Mais ni Rouher, le conseiller politique de la Régente et encore moins Palikao, son conseiller militaire, n’étaient doués de cette perspicacité qui pénètre jusqu’aux profondeurs de l’âme populaire et ne sentaient ni l’un ni l’autre la vertu de talisman qu’en dépit de tous les revers gardait encore le nom de Napoléon. Dans la crainte que l’Empereur ne fût déshonore par ses ennemis, ils le déshonorèrent eux-mêmes.
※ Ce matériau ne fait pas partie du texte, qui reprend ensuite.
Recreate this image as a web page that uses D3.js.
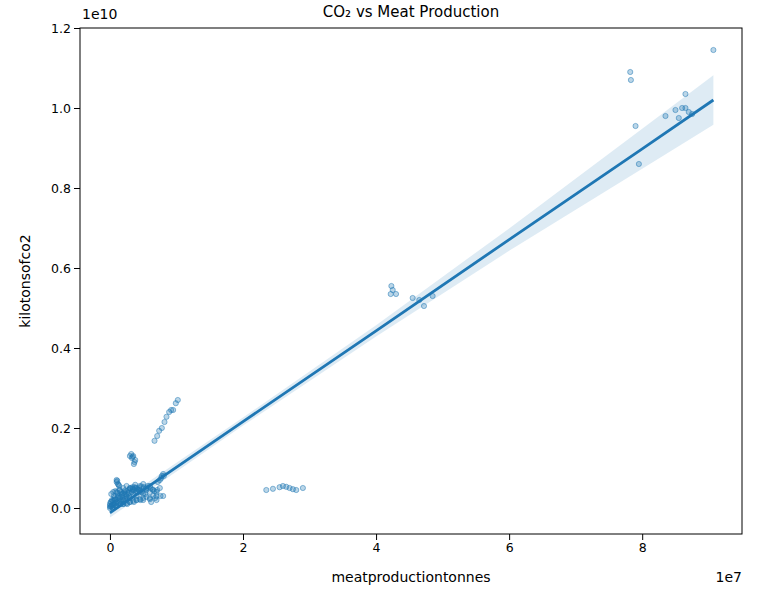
<!DOCTYPE html>
<html lang="en">
<head>
<meta charset="UTF-8">
<title>CO2 vs Meat Production</title>
<script src="https://d3js.org/d3.v7.min.js"></script>
<style>
  body { margin: 0; background: #fff; }
  text { font-family: "DejaVu Sans", sans-serif; }
  .tick text { font-size: 12.5px; }
</style>
</head>
<body>
<svg width="757" height="606"></svg>
<script>
// meat production (x1e7 tonnes), co2 (x1e10 kilotons)
const meatProduction = [
  9.07, 7.82, 7.83, 8.65, 8.5, 8.6, 8.65, 8.7, 8.35, 8.55, 7.9, 7.95, 8.75,
  4.23, 4.25, 4.3, 4.22, 4.55, 4.65, 4.85, 4.72,
  2.35, 2.45, 2.55, 2.6, 2.65, 2.7, 2.75, 2.8, 2.9,
  0.67, 0.71, 0.74, 0.78, 0.82, 0.85, 0.89, 0.92, 0.95, 0.99, 1.02,
  0.3, 0.32, 0.35, 0.33, 0.38, 0.36, 0.34, 0.37,
  0.8, 0.78, 0.75, 0.72, 0.77, 0.81,
  0.1, 0.12, 0.14, 0.1, 0.11, 0.13,
  0.0, 0.02, 0.05, 0.08, 0.1, 0.15, 0.2, 0.25, 0.3, 0.35, 0.4, 0.45, 0.5, 0.55, 0.6, 0.65, 0.7, 0.75,
  0.0, 0.03, 0.06, 0.1, 0.15, 0.2, 0.25, 0.3, 0.35, 0.4, 0.45, 0.5, 0.55, 0.6,
  0.05, 0.1, 0.2, 0.3, 0.4, 0.5, 0.6, 0.7, 0.8,
  0.02, 0.07, 0.12, 0.18, 0.22, 0.28, 0.33, 0.38, 0.43, 0.48, 0.53,
  0.0, 0.04, 0.09, 0.16, 0.26, 0.36, 0.46, 0.62, 0.68,
  0.01, 0.03, 0.05, 0.07, 0.09, 0.11, 0.13, 0.15, 0.17, 0.19, 0.21, 0.23, 0.25, 0.27, 0.29,
  0.01, 0.04, 0.06, 0.08, 0.12, 0.14, 0.16, 0.18, 0.22, 0.24, 0.28, 0.32, 0.36, 0.4, 0.44,
  0.31, 0.34, 0.37, 0.41, 0.44, 0.47, 0.51, 0.54, 0.57, 0.61, 0.64, 0.67, 0.71,
  0.2, 0.25, 0.3, 0.35, 0.4, 0.45, 0.5, 0.55, 0.6, 0.65, 0.7, 0.76,
  0.02, 0.05, 0.08, 0.11, 0.14, 0.17, 0.2, 0.23, 0.26, 0.3, 0.34, 0.38
];
const co2 = [
  1.145, 1.09, 1.07, 1.035, 0.995, 1.0, 1.0, 0.99, 0.98, 0.975, 0.955, 0.86, 0.985,
  0.555, 0.545, 0.535, 0.535, 0.525, 0.52, 0.53, 0.505,
  0.045, 0.048, 0.052, 0.055, 0.053, 0.05, 0.047, 0.045, 0.05,
  0.168, 0.18, 0.193, 0.2, 0.215, 0.228, 0.24, 0.245, 0.245, 0.262, 0.27,
  0.13, 0.135, 0.13, 0.125, 0.12, 0.11, 0.128, 0.115,
  0.085, 0.08, 0.07, 0.065, 0.075, 0.08,
  0.065, 0.06, 0.055, 0.07, 0.068, 0.058,
  0.0, 0.005, 0.01, 0.02, 0.015, 0.025, 0.02, 0.03, 0.025, 0.035, 0.03, 0.04, 0.035, 0.045, 0.04, 0.045, 0.04, 0.05,
  0.01, 0.02, 0.03, 0.04, 0.045, 0.05, 0.055, 0.05, 0.045, 0.05, 0.055, 0.06, 0.05, 0.055,
  0.0, 0.005, 0.01, 0.015, 0.02, 0.02, 0.025, 0.03, 0.03,
  0.015, 0.025, 0.03, 0.035, 0.04, 0.045, 0.04, 0.05, 0.045, 0.04, 0.035,
  0.005, 0.0, 0.005, 0.01, 0.01, 0.015, 0.02, 0.015, 0.025,
  0.003, 0.006, 0.008, 0.01, 0.012, 0.014, 0.012, 0.016, 0.018, 0.02, 0.018, 0.022, 0.024, 0.026, 0.028,
  0.015, 0.018, 0.02, 0.022, 0.026, 0.03, 0.028, 0.032, 0.036, 0.034, 0.038, 0.04, 0.044, 0.042, 0.046,
  0.05, 0.048, 0.052, 0.046, 0.05, 0.054, 0.052, 0.048, 0.055, 0.05, 0.046, 0.042, 0.045,
  0.01, 0.012, 0.015, 0.018, 0.02, 0.022, 0.025, 0.028, 0.022, 0.03, 0.02, 0.03,
  0.035, 0.04, 0.042, 0.038, 0.045, 0.04, 0.036, 0.044, 0.04, 0.048, 0.052, 0.058
];
// regression line and confidence band
const fitX = [0.0, 2.0, 4.0, 6.0, 8.0, 9.07];
const fitY = [-0.012, 0.216, 0.443, 0.671, 0.898, 1.02];
const ciHalf = [0.012, 0.01, 0.014, 0.028, 0.05, 0.062];
const xTicks = [0, 2, 4, 6, 8];
const yTicks = [0.0, 0.2, 0.4, 0.6, 0.8, 1.0, 1.2];

const svg = d3.select("svg");
const L = 80, R = 742, T = 28, B = 534;
const x = d3.scaleLinear().domain([-0.45, 9.5]).range([L, R]);
const y = d3.scaleLinear().domain([-0.065, 1.2]).range([B, T]);
const blue = "#1f77b4";

const pts = meatProduction.map((m, i) => ({ m, c: co2[i] }));
svg.append("g").selectAll("circle").data(pts).enter().append("circle")
  .attr("cx", d => x(d.m)).attr("cy", d => y(d.c)).attr("r", 2.6)
  .attr("fill", blue).attr("fill-opacity", 0.3)
  .attr("stroke", blue).attr("stroke-opacity", 0.5).attr("stroke-width", 1);

const band = fitX.map((v, i) => ({ x: v, lo: fitY[i] - ciHalf[i], hi: fitY[i] + ciHalf[i], y: fitY[i] }));
svg.append("path").datum(band)
  .attr("d", d3.area().x(d => x(d.x)).y0(d => y(d.lo)).y1(d => y(d.hi)))
  .attr("fill", blue).attr("fill-opacity", 0.15);
svg.append("path").datum(band)
  .attr("d", d3.line().x(d => x(d.x)).y(d => y(d.y)))
  .attr("fill", "none").attr("stroke", blue).attr("stroke-width", 2.8);

svg.append("g").attr("transform", `translate(0,${B})`)
  .call(d3.axisBottom(x).tickValues(xTicks).tickFormat(d3.format("d")).tickSizeOuter(0))
  .call(g => g.select(".domain").remove());
svg.append("g").attr("transform", `translate(${L},0)`)
  .call(d3.axisLeft(y).tickValues(yTicks).tickFormat(d3.format(".1f")).tickSizeOuter(0))
  .call(g => g.select(".domain").remove());
svg.selectAll(".tick text").attr("fill", "#000");
svg.selectAll(".tick line").attr("stroke", "#000");
svg.append("rect").attr("x", L).attr("y", T).attr("width", R - L).attr("height", B - T)
  .attr("fill", "none").attr("stroke", "#000").attr("stroke-width", 1);

svg.append("text").attr("x", (L + R) / 2).attr("y", 17).attr("text-anchor", "middle")
  .attr("font-size", 15).text("CO₂ vs Meat Production");
svg.append("text").attr("x", (L + R) / 2).attr("y", 582).attr("text-anchor", "middle")
  .attr("font-size", 14).text("meatproductiontonnes");
svg.append("text").attr("transform", `translate(30,${(T + B) / 2}) rotate(-90)`)
  .attr("text-anchor", "middle").attr("font-size", 14).text("kilotonsofco2");
svg.append("text").attr("x", 82).attr("y", 19).attr("font-size", 14).text("1e10");
svg.append("text").attr("x", 742).attr("y", 582).attr("text-anchor", "end").attr("font-size", 14).text("1e7");
</script>
</body>
</html>
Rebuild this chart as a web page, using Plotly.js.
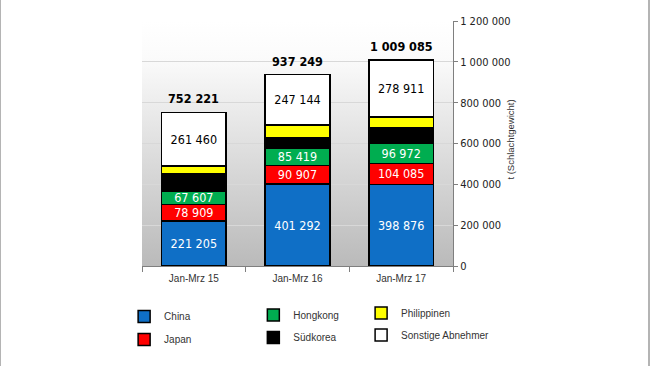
<!DOCTYPE html>
<html>
<head>
<meta charset="utf-8">
<script src="https://cdn.plot.ly/plotly-3.0.1.min.js"></script>
<style>
  html, body { margin: 0; padding: 0; background: #fff; }
  #chart { width: 647px; height: 366px; border-left: 1px solid #b4b4b4; border-right: 2px solid #b4b4b4; }
</style>
</head>
<body>
<div id="chart"></div>
<script>
const categories = ['Jan-Mrz 15', 'Jan-Mrz 16', 'Jan-Mrz 17'];
const china = [221205, 401292, 398876];
const japan = [78909, 90907, 104085];
const hongkong = [67607, 85419, 96972];
const suedkorea = [82000, 52000, 75000];
const philippinen = [41040, 60487, 55241];
const sonstige = [261460, 247144, 278911];
const totals = [752221, 937249, 1009085];
const yTicks = [0, 200000, 400000, 600000, 800000, 1000000, 1200000];
const yTitle = 't (Schlachtgewicht)';

const narrow = '"Liberation Sans Narrow", "DejaVu Sans Condensed", Arial, sans-serif';
const sans = '"Liberation Sans", Arial, sans-serif';

function fmt(n) { return String(n).replace(/\B(?=(\d{3})+(?!\d))/g, ' '); }

function series(name, y, color, legendId, showText, textColor) {
  return {
    type: 'bar', name: name, x: categories, y: y,
    legend: legendId,
    marker: { color: color, line: { color: '#000', width: 1.5 } },
    text: showText ? y.map(fmt) : undefined,
    texttemplate: showText ? '%{text}' : '',
    textposition: showText ? 'inside' : 'none',
    insidetextanchor: 'middle',
    textangle: 0,
    constraintext: 'none',
    textfont: { family: narrow, size: 12.5, color: textColor },
    hoverinfo: 'skip'
  };
}

const traces = [
  series('China', china, '#0f6fc6', 'legend', true, '#ffffff'),
  series('Japan', japan, '#ff0000', 'legend2', true, '#ffffff'),
  series('Hongkong', hongkong, '#00ad50', 'legend3', true, '#ffffff'),
  series('Südkorea', suedkorea, '#000000', 'legend4', false, '#000'),
  series('Philippinen', philippinen, '#ffff00', 'legend5', false, '#000'),
  series('Sonstige Abnehmer', sonstige, '#ffffff', 'legend6', true, '#000000')
];

const legFont = { family: sans, size: 10, color: '#333333' };
function leg(x, y) {
  return { x: x, y: y, xanchor: 'left', yanchor: 'middle', orientation: 'v',
           bgcolor: 'rgba(0,0,0,0)', borderwidth: 0, font: legFont };
}

const gradSvg = "<svg xmlns='http://www.w3.org/2000/svg' width='10' height='100' preserveAspectRatio='none'>" +
  "<defs><linearGradient id='g' x1='0' y1='0' x2='0' y2='1'>" +
  "<stop offset='0' stop-color='#ffffff'/><stop offset='0.15' stop-color='#fbfbfb'/><stop offset='1' stop-color='#bababa'/>" +
  "</linearGradient></defs><rect width='10' height='100' fill='url(#g)'/></svg>";

const layout = {
  width: 647, height: 366,
  margin: { l: 141, r: 195, t: 21, b: 100 },
  paper_bgcolor: '#ffffff',
  plot_bgcolor: 'rgba(0,0,0,0)',
  barmode: 'stack',
  bargap: 0.375,
  separators: ', ',
  showlegend: true,
  images: [{
    source: 'data:image/svg+xml;charset=utf-8,' + encodeURIComponent(gradSvg),
    xref: 'paper', yref: 'paper', x: 0, y: 1, sizex: 1, sizey: 1,
    xanchor: 'left', yanchor: 'top', sizing: 'stretch', layer: 'below'
  }],
  xaxis: {
    type: 'category',
    showline: true, linecolor: '#7f7f7f', linewidth: 1,
    ticks: 'outside', tickson: 'boundaries', ticklen: 5, tickcolor: '#7f7f7f',
    ticklabelstandoff: 3,
    tickfont: { family: sans, size: 10, color: '#333333' },
    showgrid: false, zeroline: false
  },
  yaxis: {
    side: 'right',
    range: [0, 1200000],
    tickvals: yTicks,
    ticktext: yTicks.map(fmt),
    showline: true, linecolor: '#7f7f7f', linewidth: 1,
    ticks: 'outside', ticklen: 4, tickcolor: '#7f7f7f',
    tickfont: { family: narrow, size: 11, color: '#222222' },
    showgrid: true, gridcolor: '#d8d8d8', gridwidth: 1,
    zeroline: false
  },
  annotations: categories.map((c, i) => ({
    x: c, y: totals[i], xref: 'x', yref: 'y',
    text: '<b>' + fmt(totals[i]) + '</b>',
    showarrow: false, yanchor: 'bottom', yshift: 4,
    font: { family: narrow, size: 12.5, color: '#000000' }
  })).concat([{
    xref: 'paper', yref: 'paper', x: 1.185, y: 0.514,
    text: yTitle, textangle: -90, showarrow: false,
    xanchor: 'center', yanchor: 'middle',
    font: { family: sans, size: 9.5, color: '#333333' }
  }]),
  legend: leg(-0.0575, -0.206),
  legend2: leg(-0.0575, -0.300),
  legend3: leg(0.358, -0.200),
  legend4: leg(0.358, -0.292),
  legend5: leg(0.7045, -0.192),
  legend6: leg(0.7045, -0.282)
};

Plotly.newPlot('chart', traces, layout, { displayModeBar: false, staticPlot: true });
</script>
</body>
</html>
Dans la journée du 17 et dans la nuit du 17 au 18 août, ils le firent déposer par la Régente et de quelle cruelle manière ! Il avait été dégradé militairement deux fois, l’une le 13 août, quand le commandement de l’armée du Rhin lui fut enlevé et transféré à Bazaine ; l’autre, le 16 août, lorsque le commandement de l’armée de Châlons ne lui fut pas confié et fut attribué à Mac Mahon. Maintenant on le dégrade civiquement ; à la face de son peuple on le déclare incapable de gouverner l’Etat comme il l’avait été de conduire l’armée. Maintenant, il est exécuté, fini. Ses amis n’ont plus laissé rien à faire à ses ennemis. Oui, il faut verser des larmes amères.

  1. Souvenirs du général Fleury, t. I, p. 202.